### GIVEN PROBLEM:
Leave the pictures out and quote every line from the start of the listing to the line with "0.002, 0.001, 0.000];", inclusive.

Entries with chart source code:
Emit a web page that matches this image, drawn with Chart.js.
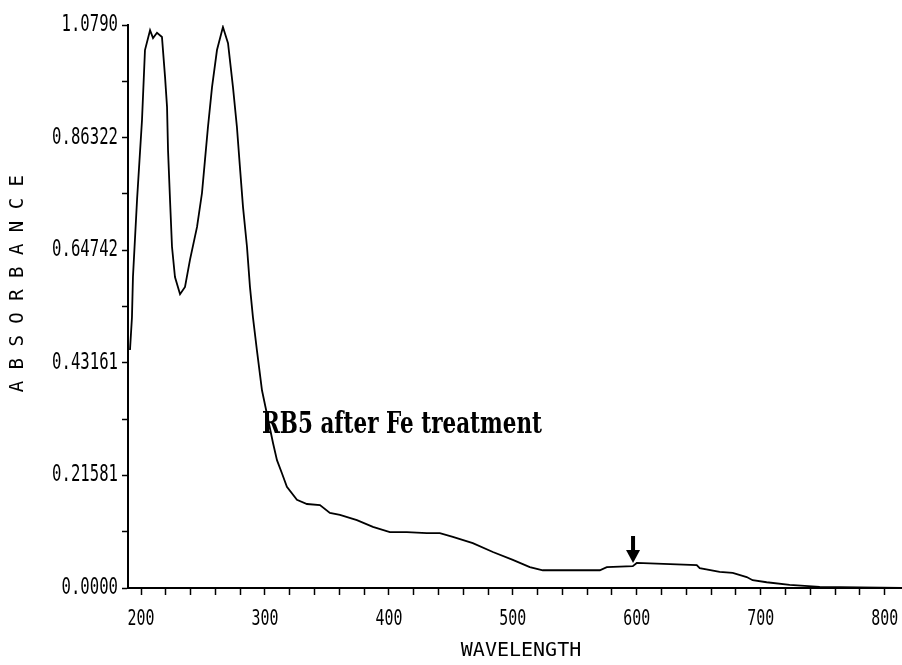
<!DOCTYPE html>
<html>
<head>
<meta charset="utf-8">
<title>RB5 after Fe treatment</title>
<script src="https://cdn.jsdelivr.net/npm/chart.js@4.4.0/dist/chart.umd.min.js"></script>
<style>
  html, body { margin: 0; padding: 0; background: #fff; }
  #wrap { width: 902px; height: 665px; }
</style>
</head>
<body>
<div id="wrap"><canvas id="specChart" width="902" height="665"></canvas></div>
<script>
// Spectrum (wavelength nm / absorbance)
const wavelengths = [191.1, 192.7, 193.5, 196.8, 200.8, 203.2, 207.3, 209.7, 212.9, 216.9,
    219.4, 221.0, 221.8, 223.4, 225.0, 227.4, 231.5, 235.5, 239.5, 245.2,
    249.2, 251.6, 254.0, 257.3, 261.3, 266.1, 270.2, 274.2, 277.4, 279.8,
    282.3, 285.5, 287.9, 290.3, 293.5, 297.6, 306.5, 309.7, 313.7, 317.7,
    325.8, 333.9, 344.4, 352.4, 360.5, 374.2, 387.1, 400.8, 414.5, 430.6,
    441.1, 451.6, 467.7, 483.9, 500.0, 513.7, 524.2, 537.9, 570.2, 575.8,
    596.8, 600.0, 648.4, 650.8, 666.9, 677.4, 688.7, 693.5, 704.8, 723.4,
    747.6, 780.0, 814.0];
const absorbance = [0.456, 0.519, 0.596, 0.744, 0.897, 1.031, 1.069, 1.054, 1.064, 1.056,
    0.979, 0.922, 0.839, 0.744, 0.654, 0.596, 0.563, 0.577, 0.629, 0.692,
    0.757, 0.820, 0.883, 0.960, 1.031, 1.075, 1.044, 0.960, 0.883, 0.807,
    0.730, 0.654, 0.577, 0.519, 0.456, 0.379, 0.278, 0.245, 0.220, 0.194,
    0.169, 0.161, 0.159, 0.144, 0.140, 0.130, 0.117, 0.107, 0.107, 0.105,
    0.105, 0.098, 0.086, 0.069, 0.054, 0.040, 0.034, 0.034, 0.034, 0.040,
    0.042, 0.048, 0.044, 0.038, 0.031, 0.029, 0.021, 0.015, 0.011, 0.006,
    0.002, 0.001, 0.000];

// Axis ticks
const xTickValues = [200, 220, 240, 260, 280, 300, 320, 340, 360, 380, 400, 420, 440, 460, 480,
    500, 520, 540, 560, 580, 600, 620, 640, 660, 680, 700, 720, 740, 760, 780, 800];
const xTickLabels = ['200', '', '', '', '', '300', '', '', '', '', '400', '', '', '', '',
    '500', '', '', '', '', '600', '', '', '', '', '700', '', '', '', '', '800'];
const yTickValues = [0, 0.1079, 0.21581, 0.32371, 0.43161, 0.53952, 0.64742, 0.75532, 0.86322, 0.97112, 1.0790];
const yTickLabels = ['0.0000', '', '0.21581', '', '0.43161', '', '0.64742', '', '0.86322', '', '1.0790'];

const noteText = 'RB5 after Fe treatment';
const noteAt = [297.6, 0.297];
const arrowAt = [597, 0.046];

Chart.defaults.color = '#000';

// the plotter's digits are tall and narrow, so squeeze a mono face sideways
function drawNarrowText(ctx, text, x, y, font, sx, align) {
    ctx.save();
    ctx.translate(x, y);
    ctx.scale(sx, 1);
    ctx.font = font;
    ctx.fillStyle = '#000';
    ctx.textAlign = align;
    ctx.textBaseline = 'middle';
    ctx.fillText(text, 0, 0);
    ctx.restore();
}

const tickLabelPlugin = {
    id: 'tickLabels',
    afterDraw(chart) {
        const { ctx, scales: { x, y } } = chart;
        x.ticks.forEach((t, i) => {
            const label = xTickLabels[xTickValues.indexOf(t.value)];
            if (label) drawNarrowText(ctx, label, x.getPixelForValue(t.value), x.top + 32,
                '21px "DejaVu Sans Mono", monospace', 0.71, 'center');
        });
        y.ticks.forEach((t) => {
            const label = yTickLabels[yTickValues.indexOf(t.value)];
            if (label) drawNarrowText(ctx, label, y.right - 10, y.getPixelForValue(t.value),
                '23px "DejaVu Sans Mono", monospace', 0.68, 'right');
        });
    }
};

// Label + arrow drawn on top of the trace
const annotationPlugin = {
    id: 'annotations',
    afterDatasetsDraw(chart) {
        const { ctx, scales: { x, y } } = chart;

        ctx.save();
        ctx.fillStyle = '#000';
        ctx.font = 'bold 29px "DejaVu Serif", "Liberation Serif", serif';
        const sx = 280 / ctx.measureText(noteText).width;
        ctx.translate(x.getPixelForValue(noteAt[0]), y.getPixelForValue(noteAt[1]));
        ctx.scale(sx, 1);
        ctx.textBaseline = 'alphabetic';
        ctx.fillText(noteText, 0, 0);
        ctx.restore();

        const ax = x.getPixelForValue(arrowAt[0]);
        const ay = y.getPixelForValue(arrowAt[1]) - 1;
        ctx.save();
        ctx.fillStyle = '#000';
        ctx.fillRect(ax - 2, ay - 27, 4, 16);
        ctx.beginPath();
        ctx.moveTo(ax - 7, ay - 13);
        ctx.lineTo(ax + 7, ay - 13);
        ctx.lineTo(ax, ay);
        ctx.closePath();
        ctx.fill();
        ctx.restore();
    }
};

const ctx = document.getElementById('specChart').getContext('2d');
const specChart = new Chart(ctx, {
    type: 'line',
    data: {
        datasets: [{
            data: wavelengths.map((w, i) => ({ x: w, y: absorbance[i] })),
            borderColor: '#000',
            borderWidth: 1.8,
            pointRadius: 0,
            tension: 0,
            fill: false
        }]
    },
    options: {
        responsive: false,
        animation: false,
        devicePixelRatio: 1,
        layout: { padding: { top: 25, left: 0, right: 0, bottom: 0 } },
        plugins: {
            legend: { display: false },
            tooltip: { enabled: false }
        },
        scales: {
            x: {
                type: 'linear',
                min: 189.5,
                max: 814,
                afterBuildTicks: (scale) => { scale.ticks = xTickValues.map(v => ({ value: v })); },
                afterFit: (scale) => { scale.height = 77; },
                grid: { drawOnChartArea: false, drawTicks: true, tickLength: 7, tickColor: '#000', tickWidth: 1.5 },
                border: { display: true, color: '#000', width: 2 },
                ticks: { display: false },
                title: {
                    display: true,
                    text: ' WAVELENGTH',
                    font: { family: '"DejaVu Sans Mono", monospace', size: 20 },
                    padding: { top: 0, bottom: 2 }
                }
            },
            y: {
                min: 0,
                max: 1.079,
                afterBuildTicks: (scale) => { scale.ticks = yTickValues.map(v => ({ value: v })); },
                afterFit: (scale) => { scale.width = 128; },
                grid: { drawOnChartArea: false, drawTicks: true, tickLength: 6, tickColor: '#000', tickWidth: 1.5 },
                border: { display: true, color: '#000', width: 2 },
                ticks: { display: false },
                title: {
                    display: true,
                    text: '    A B S O R B A N C E',
                    font: { family: '"DejaVu Sans Mono", monospace', size: 19 },
                    padding: { top: 7, bottom: 0 }
                }
            }
        }
    },
    plugins: [annotationPlugin, tickLabelPlugin]
});
</script>
</body>
</html>
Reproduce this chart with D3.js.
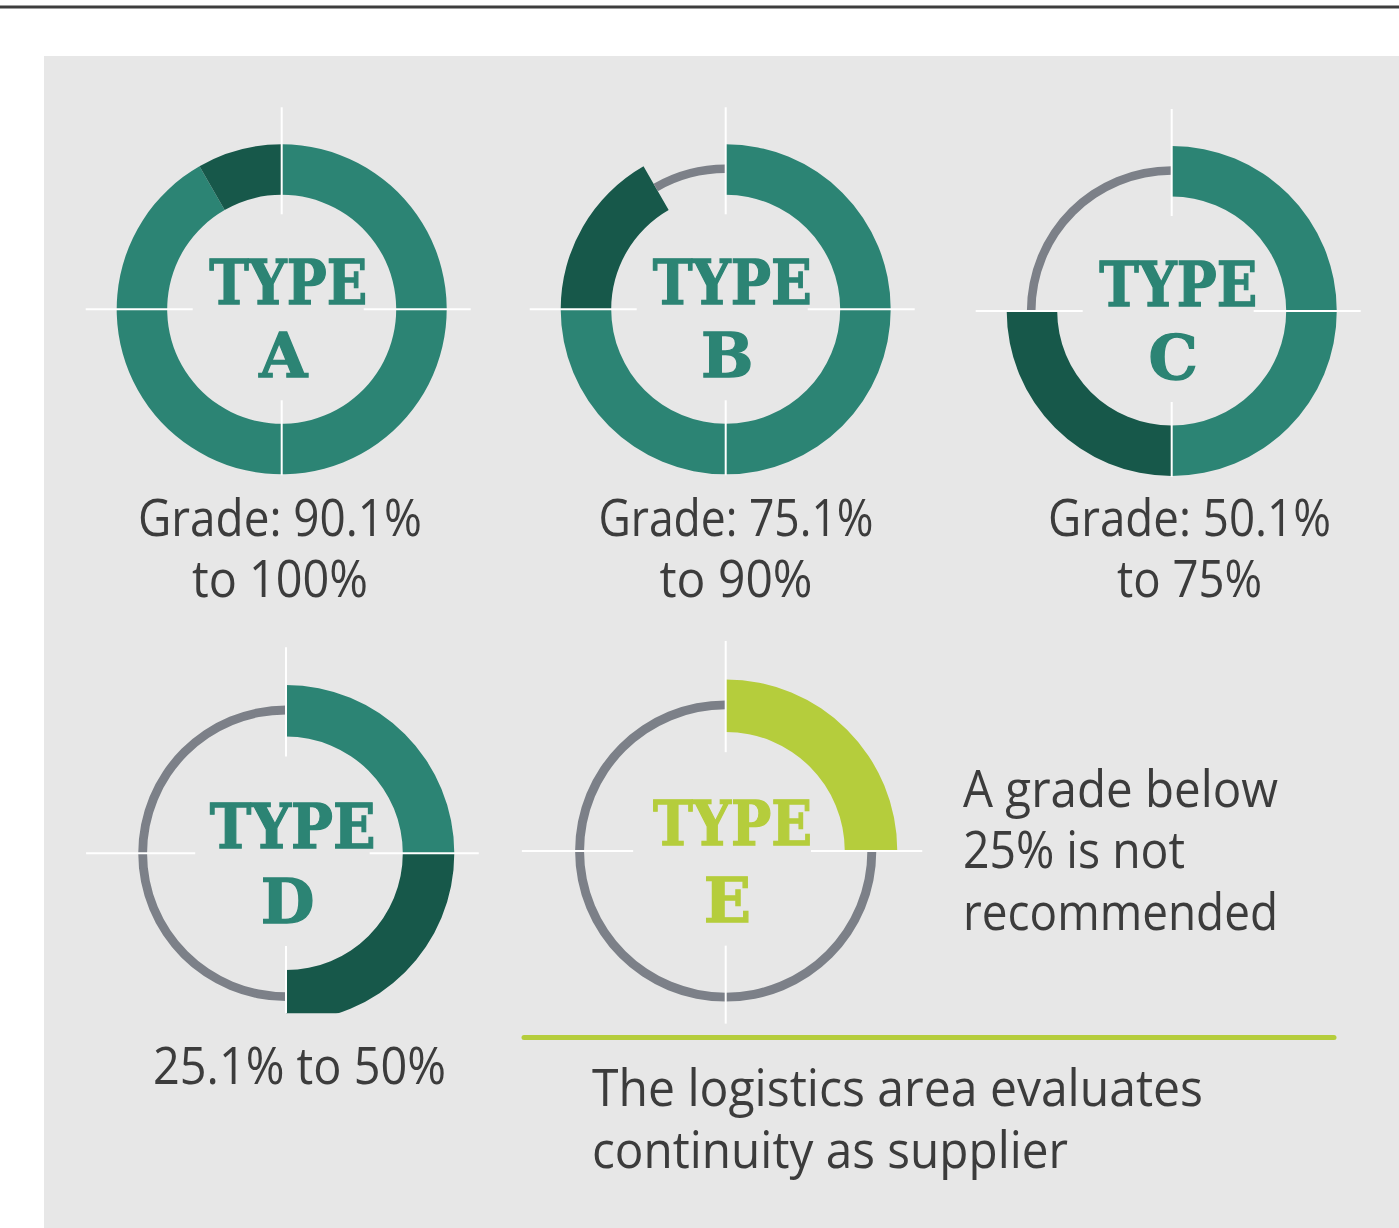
<!DOCTYPE html>
<html lang="en">
<head>
<meta charset="utf-8">
<title>Supplier grade types</title>
<style>
    body { margin: 0; background: #fff; }
    .lbl { font-family: "Open Sans", "Noto Sans", sans-serif; fill: #3c3c3c; font-size: 52px; }
    .type { font-family: "DejaVu Serif", serif; font-weight: bold; font-size: 62px; stroke-width: 1.3px; }
</style>
</head>
<body>
<script src="https://cdn.jsdelivr.net/npm/d3@7"></script>
<script>
// data
var types = ["A", "B", "C", "D", "E"];
var mainShare = [91.7, 75, 50, 25, 25];   // teal (green for E), clockwise from 12 o'clock
var darkShare = [8.3, 16.7, 25, 25, 0];
var greyShare = [0, 8.3, 25, 50, 75];
var gradeLines = [["Grade: 90.1%", "to 100%"], ["Grade: 75.1%", "to 90%"], ["Grade: 50.1%", "to 75%"], ["25.1% to 50%"], []];
var noteLines = ["A grade below", "25% is not", "recommended"];
var footLines = ["The logistics area evaluates", "continuity as supplier"];

var width = 1399, height = 1228;
var teal = "#2c8474", dark = "#17584a", grey = "#7c8088", lime = "#b5cd3c";

// layout
var layout = [
    {cx: 281.7, cy: 309.3, s: 1.00, tx: 280,   tw: [284, 176], ty: [536, 597]},
    {cx: 725.7, cy: 309.3, s: 1.00, tx: 736,   tw: [275, 153], ty: [536, 597]},
    {cx: 1171.7, cy: 311,  s: 1.00, tx: 1189.5, tw: [283, 145], ty: [536, 597]},
    {cx: 286,   cy: 853.3, s: 1.02, tx: 299.5, tw: [293],      ty: [1083.5], clip: 1013.3},
    {cx: 725.7, cy: 851,   s: 1.04, tx: 0,     tw: [],         ty: []}
];
var typeW = [158, 159, 158, 166, 159];

var svg = d3.select("body").append("svg")
    .attr("width", width)
    .attr("height", height);

svg.append("rect").attr("x", 0).attr("y", 5.5).attr("width", width).attr("height", 3).attr("fill", "#3e3e3e");
svg.append("rect").attr("x", 44).attr("y", 56).attr("width", width - 44).attr("height", height - 56).attr("fill", "#e7e7e7");

var pie = d3.pie().sort(null).value(function(d) { return d.v; });

types.forEach(function(t, i) {
    var L = layout[i], s = L.s;
    var g = svg.append("g").attr("transform", "translate(" + L.cx + "," + L.cy + ")");
    if (L.clip) {
        svg.append("clipPath").attr("id", "clip" + t)
            .append("rect").attr("x", -300).attr("y", -300).attr("width", 600).attr("height", 300 + L.clip - L.cy);
        g.attr("clip-path", "url(#clip" + t + ")");
    }
    var segs = pie([
        {k: "main", v: mainShare[i]},
        {k: "dark", v: darkShare[i]},
        {k: "grey", v: greyShare[i]}
    ]);
    var thick = d3.arc().innerRadius(114.5 * s).outerRadius(165 * s);
    var thin = d3.arc().innerRadius(136.2 * s).outerRadius(144.8 * s);
    g.selectAll("path")
        .data(segs.filter(function(d) { return d.data.v > 0; }))
        .enter().append("path")
        .attr("d", function(d) { return d.data.k == "grey" ? thin(d) : thick(d); })
        .attr("fill", function(d) {
            if (d.data.k == "grey") return grey;
            if (d.data.k == "dark") return dark;
            return t == "E" ? lime : teal;
        });

    // white crosshair
    var cross = [[0, -95, 0, -202], [0, 91, 0, 166], [-89, 0, -196, 0], [82, 0, 189, 0]];
    g.selectAll("line").data(cross).enter().append("line")
        .attr("x1", function(d) { return d[0] * s; }).attr("y1", function(d) { return d[1] * s; })
        .attr("x2", function(d) { return d[2] * s; }).attr("y2", function(d) { return d[3] * s; })
        .attr("stroke", "#fff").attr("stroke-width", 2);

    var col = t == "E" ? lime : teal;
    g.append("text").attr("class", "type").attr("fill", col).attr("stroke", col)
        .attr("x", 6.5 * s - typeW[i] / 2).attr("y", -5.5 * s)
        .attr("textLength", typeW[i]).attr("lengthAdjust", "spacingAndGlyphs")
        .text("TYPE");
    g.append("text").attr("class", "type").attr("fill", col).attr("stroke", col)
        .attr("text-anchor", "middle")
        .attr("x", 1.5 * s).attr("y", 68 * s)
        .text(t);

    gradeLines[i].forEach(function(line, j) {
        svg.append("text").attr("class", "lbl")
            .attr("x", L.tx - L.tw[j] / 2).attr("y", L.ty[j])
            .attr("textLength", L.tw[j]).attr("lengthAdjust", "spacingAndGlyphs")
            .text(line);
    });
});

// note to the right of type E
var noteW = [315, 222, 315];
noteLines.forEach(function(line, j) {
    svg.append("text").attr("class", "lbl")
        .attr("x", 963).attr("y", 806.7 + j * 61.7)
        .attr("textLength", noteW[j]).attr("lengthAdjust", "spacingAndGlyphs")
        .text(line);
});

// divider + footer
svg.append("line")
    .attr("x1", 524).attr("x2", 1334).attr("y1", 1037.5).attr("y2", 1037.5)
    .attr("stroke", lime).attr("stroke-width", 5).attr("stroke-linecap", "round");

var footW = [611, 476];
footLines.forEach(function(line, j) {
    svg.append("text").attr("class", "lbl")
        .attr("x", 592).attr("y", 1106 + j * 62.3)
        .attr("textLength", footW[j]).attr("lengthAdjust", "spacingAndGlyphs")
        .text(line);
});
</script>
</body>
</html>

### TASK SOLUTION:
Emit a web page that matches this image, drawn with Chart.js.
<!DOCTYPE html>
<html>
<head>
<meta charset="utf-8">
<title>RB5 after Fe treatment</title>
<script src="https://cdn.jsdelivr.net/npm/chart.js@4.4.0/dist/chart.umd.min.js"></script>
<style>
  html, body { margin: 0; padding: 0; background: #fff; }
  #wrap { width: 902px; height: 665px; }
</style>
</head>
<body>
<div id="wrap"><canvas id="specChart" width="902" height="665"></canvas></div>
<script>
// Spectrum (wavelength nm / absorbance)
const wavelengths = [191.1, 192.7, 193.5, 196.8, 200.8, 203.2, 207.3, 209.7, 212.9, 216.9,
    219.4, 221.0, 221.8, 223.4, 225.0, 227.4, 231.5, 235.5, 239.5, 245.2,
    249.2, 251.6, 254.0, 257.3, 261.3, 266.1, 270.2, 274.2, 277.4, 279.8,
    282.3, 285.5, 287.9, 290.3, 293.5, 297.6, 306.5, 309.7, 313.7, 317.7,
    325.8, 333.9, 344.4, 352.4, 360.5, 374.2, 387.1, 400.8, 414.5, 430.6,
    441.1, 451.6, 467.7, 483.9, 500.0, 513.7, 524.2, 537.9, 570.2, 575.8,
    596.8, 600.0, 648.4, 650.8, 666.9, 677.4, 688.7, 693.5, 704.8, 723.4,
    747.6, 780.0, 814.0];
const absorbance = [0.456, 0.519, 0.596, 0.744, 0.897, 1.031, 1.069, 1.054, 1.064, 1.056,
    0.979, 0.922, 0.839, 0.744, 0.654, 0.596, 0.563, 0.577, 0.629, 0.692,
    0.757, 0.820, 0.883, 0.960, 1.031, 1.075, 1.044, 0.960, 0.883, 0.807,
    0.730, 0.654, 0.577, 0.519, 0.456, 0.379, 0.278, 0.245, 0.220, 0.194,
    0.169, 0.161, 0.159, 0.144, 0.140, 0.130, 0.117, 0.107, 0.107, 0.105,
    0.105, 0.098, 0.086, 0.069, 0.054, 0.040, 0.034, 0.034, 0.034, 0.040,
    0.042, 0.048, 0.044, 0.038, 0.031, 0.029, 0.021, 0.015, 0.011, 0.006,
    0.002, 0.001, 0.000];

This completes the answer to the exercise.